The result is that Bush appears to live in a sort of fantasy world utterly divorced from reality. For example, Newsweek quotes a senior Republican congressman -- unnamed for fear of White House retaliation -- who was astounded in a meeting with Bush about Social Security at how out-of-touch he was with the political prospects for his reform plan. The congressman and everyone else in the room knew the plan was dead, yet Bush went on and on as if it were on the brink of enactment.

and:

According to Newsweek, in many subtle ways Bush discourages his aides from telling him the truth. One is the way he phrases questions -- not so as to elicit information, but rather in order to force subordinates into a position where the only answer they can give is to confirm the wisdom of whatever decision he already made.

This problem is compounded by Bush's antipathy for in-depth briefings. He prefers short conversations that are "long on conclusion, short on reasoning," we are told. "Faith, not evidence, is the basis for decision-making," Thomas and Wolffe report.

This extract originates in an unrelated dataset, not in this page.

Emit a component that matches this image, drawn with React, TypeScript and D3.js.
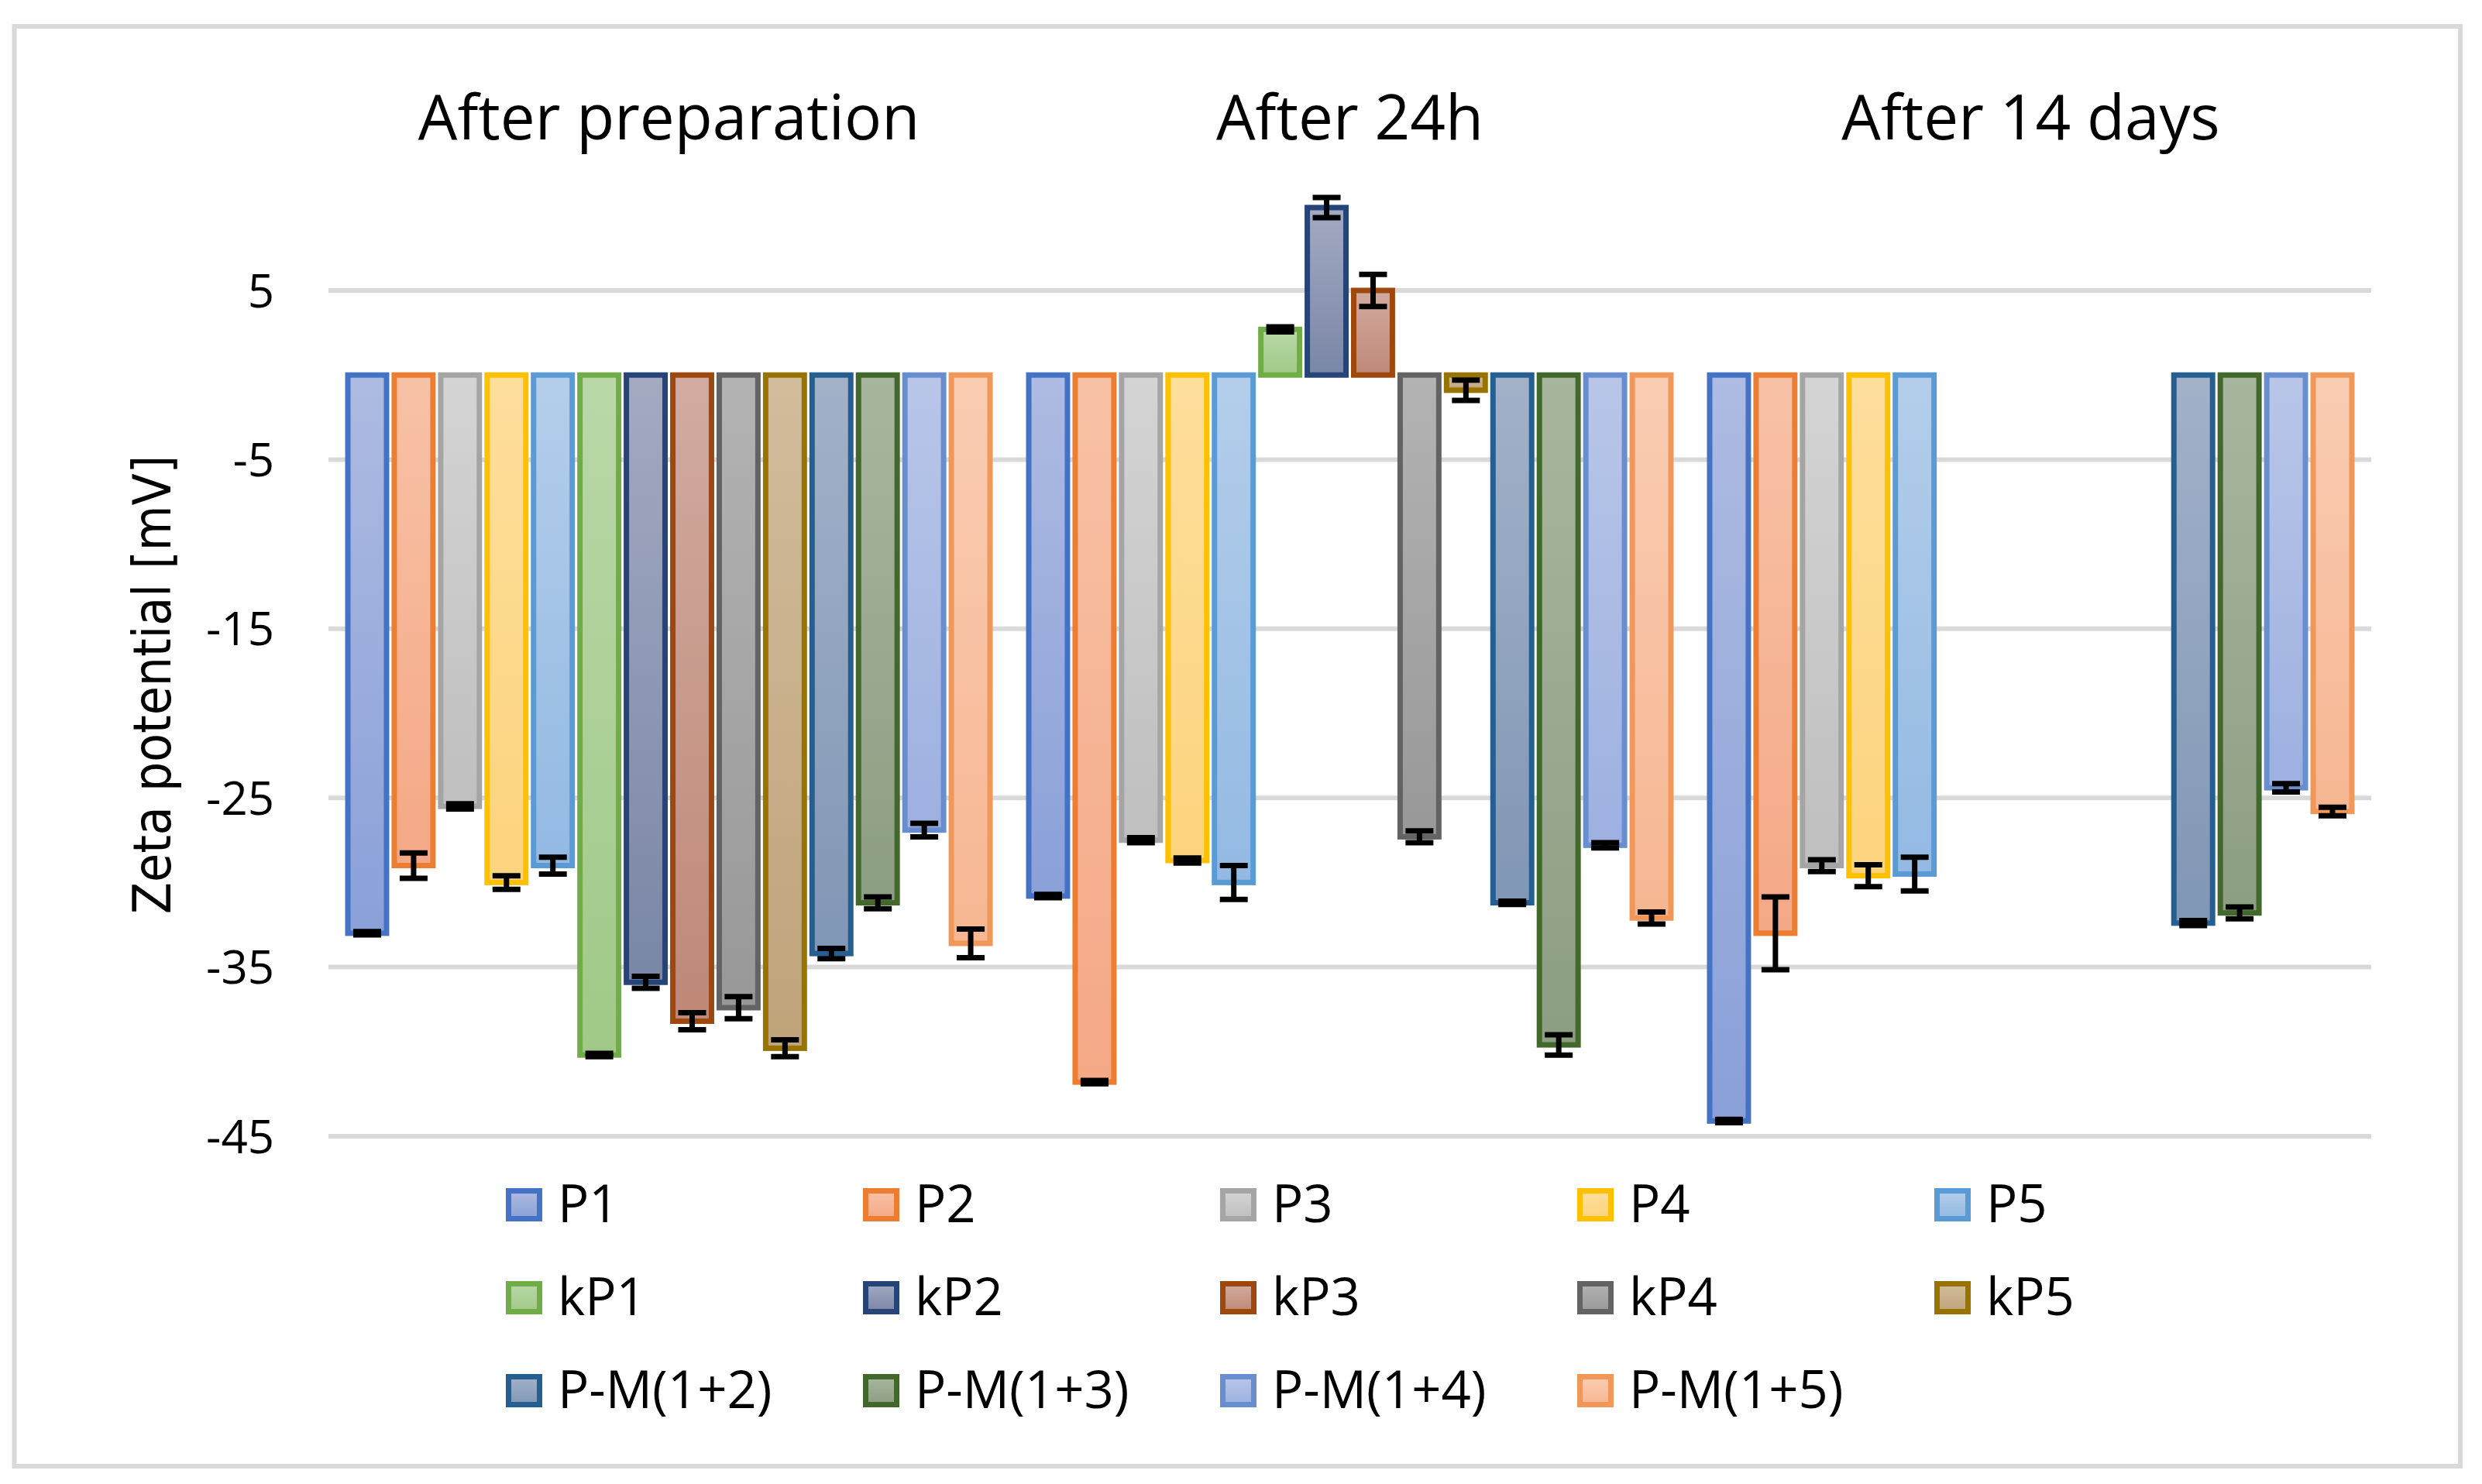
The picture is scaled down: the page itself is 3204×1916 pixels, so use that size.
import * as d3 from "d3"

const categories = ["After preparation", "After 24h", "After 14 days"]

const seriesNames = [
  "P1", "P2", "P3", "P4", "P5",
  "kP1", "kP2", "kP3", "kP4", "kP5",
  "P-M(1+2)", "P-M(1+3)", "P-M(1+4)", "P-M(1+5)",
]

// one value per category, null = not measured
const p1 = [-33.0, -30.8, -44.1]
const p2 = [-29.0, -41.8, -33.0]
const p3 = [-25.5, -27.5, -29.0]
const p4 = [-30.0, -28.7, -29.6]
const p5 = [-29.0, -30.0, -29.5]
const kp1 = [-40.2, 2.7, null]
const kp2 = [-35.9, 9.9, null]
const kp3 = [-38.2, 5.0, null]
const kp4 = [-37.4, -27.3, null]
const kp5 = [-39.8, -0.9, null]
const pm12 = [-34.2, -31.2, -32.4]
const pm13 = [-31.2, -39.6, -31.8]
const pm14 = [-26.9, -27.8, -24.4]
const pm15 = [-33.6, -32.1, -25.8]

// standard deviations
const p1Err = [0.1, 0.1, 0.1]
const p2Err = [0.75, 0.1, 2.15]
const p3Err = [0.15, 0.15, 0.35]
const p4Err = [0.4, 0.15, 0.65]
const p5Err = [0.5, 1.0, 1.0]
const kp1Err = [0.1, 0.15, null]
const kp2Err = [0.35, 0.6, null]
const kp3Err = [0.5, 0.95, null]
const kp4Err = [0.65, 0.35, null]
const kp5Err = [0.5, 0.6, null]
const pm12Err = [0.3, 0.1, 0.15]
const pm13Err = [0.35, 0.6, 0.35]
const pm14Err = [0.4, 0.15, 0.25]
const pm15Err = [0.85, 0.35, 0.25]

const yTicks = [5, -5, -15, -25, -35, -45]

const values = [p1, p2, p3, p4, p5, kp1, kp2, kp3, kp4, kp5, pm12, pm13, pm14, pm15]
const errors = [p1Err, p2Err, p3Err, p4Err, p5Err, kp1Err, kp2Err, kp3Err, kp4Err, kp5Err, pm12Err, pm13Err, pm14Err, pm15Err]

// outline, light fill (top), dark fill (bottom)
const palette = [
  ["#4472C4", "#AEBBE2", "#8AA0D8"],
  ["#ED7D31", "#F8C2A6", "#F4A886"],
  ["#A5A5A5", "#D4D4D4", "#BFBFBF"],
  ["#FFC000", "#FEDE9C", "#FDD47E"],
  ["#5B9BD5", "#B4CEEA", "#93B9E3"],
  ["#70AD47", "#B9D8A8", "#A0C987"],
  ["#264478", "#A3AAC2", "#7A86A6"],
  ["#9E480E", "#D2ABA0", "#BF8877"],
  ["#636363", "#B3B3B3", "#989898"],
  ["#997300", "#D2BC9C", "#BFA47A"],
  ["#255E91", "#A3B1C9", "#8097B5"],
  ["#43682B", "#A8B6A0", "#8C9E82"],
  ["#698ED0", "#B9C6E8", "#9DB0E0"],
  ["#F1975A", "#FACDB3", "#F6B692"],
]

const W = 3204
const H = 1916
const plot = { left: 424, right: 3061, top: 375, bottom: 1467 }
const labelFont = "'Open Sans', 'Noto Sans', sans-serif"

export default function App() {
  const x0 = d3.scaleBand<string>().domain(categories).range([plot.left, plot.right]).paddingInner(0.0455).paddingOuter(0.0228)
  const x1 = d3.scaleBand<string>().domain(seriesNames).range([0, x0.bandwidth()]).paddingInner(0.05).paddingOuter(0.025)
  const y = d3.scaleLinear().domain([-45, 5]).range([plot.bottom, plot.top])

  const barStroke = 7
  const capW = 36

  const legendCol = d3.scaleLinear().domain([0, 1]).range([653, 1114])
  const legendRow = d3.scaleLinear().domain([0, 1]).range([1534, 1654])

  return (
    <svg width={W} height={H} style={{ position: "absolute", left: 0, top: 0, background: "#fff" }}>
      <defs>
        {palette.map((c, i) => (
          <linearGradient key={i} id={`grad${i}`} x1="0" y1="0" x2="0" y2="1">
            <stop offset="0" stopColor={c[1]} />
            <stop offset="1" stopColor={c[2]} />
          </linearGradient>
        ))}
      </defs>

      <rect x={0} y={0} width={W} height={H} fill="#fff" />
      <rect x={18.5} y={34} width={3176 - 18.5} height={1893 - 34} fill="none" stroke="#d9d9d9" strokeWidth={6} />

      {/* gridlines */}
      {yTicks.map((t) => (
        <line key={t} x1={plot.left} x2={plot.right} y1={y(t)} y2={y(t)} stroke="#d9d9d9" strokeWidth={6} />
      ))}

      {/* y tick labels */}
      {yTicks.map((t) => (
        <text key={t} x={354} y={y(t)} dy="0.36em" textAnchor="end" fontFamily={labelFont} fontSize={60} fill="#000">
          {t}
        </text>
      ))}

      {/* y axis title */}
      <text
        transform={`translate(220,884) rotate(-90)`}
        textAnchor="middle"
        fontFamily="'DejaVu Sans Condensed', 'DejaVu Sans', sans-serif"
        fontSize={67}
        fill="#000"
      >
        Zeta potential [mV]
      </text>

      {/* category titles */}
      {categories.map((c) => (
        <text key={c} x={(x0(c) ?? 0) + x0.bandwidth() / 2} y={180} textAnchor="middle" fontFamily={labelFont} fontSize={80} fill="#000">
          {c}
        </text>
      ))}

      {/* bars */}
      {seriesNames.map((s, si) =>
        categories.map((c, ci) => {
          const v = values[si][ci]
          if (v == null) return null
          const bx = (x0(c) ?? 0) + (x1(s) ?? 0)
          const y0 = y(0)
          const yv = y(v)
          return (
            <rect
              key={`${s}-${c}`}
              x={bx + barStroke / 2}
              y={Math.min(y0, yv)}
              width={x1.bandwidth() - barStroke}
              height={Math.abs(yv - y0)}
              fill={`url(#grad${si})`}
              stroke={palette[si][0]}
              strokeWidth={barStroke}
            />
          )
        }),
      )}

      {/* error bars */}
      {seriesNames.map((s, si) =>
        categories.map((c, ci) => {
          const v = values[si][ci]
          const e = errors[si][ci]
          if (v == null || e == null) return null
          const cx = (x0(c) ?? 0) + (x1(s) ?? 0) + x1.bandwidth() / 2
          const yHi = y(v + e)
          const yLo = y(v - e)
          return (
            <g key={`err-${s}-${c}`} stroke="#000" strokeWidth={7}>
              <line x1={cx} x2={cx} y1={yHi} y2={yLo} />
              <line x1={cx - capW / 2} x2={cx + capW / 2} y1={yHi} y2={yHi} />
              <line x1={cx - capW / 2} x2={cx + capW / 2} y1={yLo} y2={yLo} />
            </g>
          )
        }),
      )}

      {/* legend */}
      {seriesNames.map((s, si) => {
        const col = si % 5
        const row = Math.floor(si / 5)
        const lx = legendCol(col)
        const ly = legendRow(row)
        return (
          <g key={`leg-${s}`}>
            <rect x={lx + 3.5} y={ly + 3.5} width={40} height={36} fill={`url(#grad${si})`} stroke={palette[si][0]} strokeWidth={7} />
            <text x={lx + 67} y={ly + 44} fontFamily={labelFont} fontSize={67} fill="#000">
              {s}
            </text>
          </g>
        )
      })}
    </svg>
  )
}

All of this (and more) leads Bartlett to come to this dour conclusion:

Unfortunately, it appears that there is nobody -- even his father -- in a position to sit President Bush down and force him to change course. The one person who might be able to do so is Vice President Cheney, but he has long been Bush's principal enabler, according to a report by John Dickerson in the online magazine Slate. Lacking any political ambitions of his own, Cheney has no incentive to disagree with Bush on anything. This has contributed to the hermetic nature of the White House, helping vitally to sustain the bubble in which Bush operates largely on his own without ever hearing a dissenting voice.

I can't believe we have to suffer three more years of this clown (and his defenders). Sigh.